Kritikfähigkeit als Ausdruck wahrer Freiheit
Schweitzer habe, so Zager, vier Grundgedanken formuliert, die bis heute Gültigkeit besitzen.
Erstens: Wahre protestantische Freiheit schließt die Fähigkeit zur Selbstkritik ein – sie sei „der erste Schritt zu einem wahrhaftigen Christentum“. Zweitens: Auch Glaubensvorstellungen unterliegen dem Wandel der Zeit. „Zur Wahrhaftigkeit des Glaubens gehört es, sich neuen Erkenntnissen nicht zu verschließen“, betonte Zager. Ein solches weltoffenes und aufgeklärtes Christentum, so der Wormser Theologe in seiner Predigt, „hatte bis in die 1960erJahre bei uns in Deutschland einen schweren Stand. Wie wichtig waren daher seinerzeit die ermutigenden Worte Albert Schweitzers“.
Toleranz und Dialog – Albert Schweitzers bleibende Mahnung
Drittens erinnerte Zager an Schweitzers Überzeugung, dass Christinnen und Christen aktiv das Gespräch mit Menschen suchen sollten, die dem Glauben fernstehen. In einer Gesellschaft, die von Individualität und Technik geprägt sei, bleibe diese Offenheit „eine schlichte Notwendigkeit“. Viertens habe Schweitzer unmissverständlich für Toleranz gegenüber Andersdenkenden plädiert. Zager formulierte es so: „In der Zukunft unseres Christentums muss es möglich sein, dass weltoffen und freiheitlich Glaubende und solche, die sich in einem dogmatisch verfassten Glauben zu Hause fühlen, zusammenleben – ohne einander zu befehden.“
„Wir haben etwas für die Gesellschaft beizutragen“
Auch Dekan Pfarrer Oliver Zobel griff in seiner Begrüßung den Gedanken der verantwortlichen Haltung auf. Damit weckte er bei den Gottesdienstbesucherinnen und -besuchern besondere Aufmerksamkeit. „Wir dürfen“, forderte Zobel, „nicht davon ablassen zu sagen, dass wir etwas für die Gesellschaft beizutragen haben.“ Gleichzeitig freute sich der Dekan, Dr. Wiltrud Coerdt als verdiente Ehrenamtliche der Oppenheimer Kirchengemeinde mit der EKHN-Ehrenurkunde auszeichnen zu dürfen. Die Kirchenvorsteherin Coerdt habe mit ihrem großen ehrenamtlichen Einsatz, u.a. als Vorsitzende der Verwaltungskommission des Altenzentrums Oppenheim „Stiftung Zivilhospital“ große Verdienste nicht nur um die Kirche, sondern auch um die Allgemeinheit erworben.

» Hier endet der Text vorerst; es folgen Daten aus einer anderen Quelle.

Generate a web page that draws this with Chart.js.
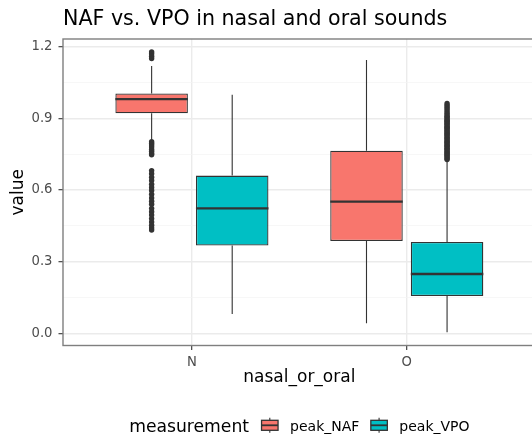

Musik, die Glauben und Geist verbindet
Der Gottesdienst, an dessen Liturgie auch die stellvertretende Dekanin Vanessa Bührmann, der Oppenheimer Pfarrer Eric Bohn, der DSV-Vorsitzende Hans-Peter Rosenkranz und die Oppenheimer Kirchenvorsteherin Dr. Caroline Flick mitwirkten, bot viele inspirierende Gedanken, die durch das beeindruckende musikalische Rahmenprogramm noch verstärkt wurden. So brachten die Kantorei St. Katharinen u.a. den Choral „Nun danket alle Gott“ und das Bläserensemble St. Katharinen mit Gästen aus den Posaunenchören des Dekanats und der Propstei (Leitung: Propsteikantor Ralf Bibiella) u.a. ein Prélude von Alxandre Guilmant zu Gehör. Besonders stimmungsvoll war zum Abschluss des Gottesdienstes das Intermezzo aus der 6. Orgelsymphonie von Charles-Marie Widor, gespielt von der Organistin und Kirchenmusikerin Dr. Katrin Bibiella auf der registerreichen Woehl-Orgel.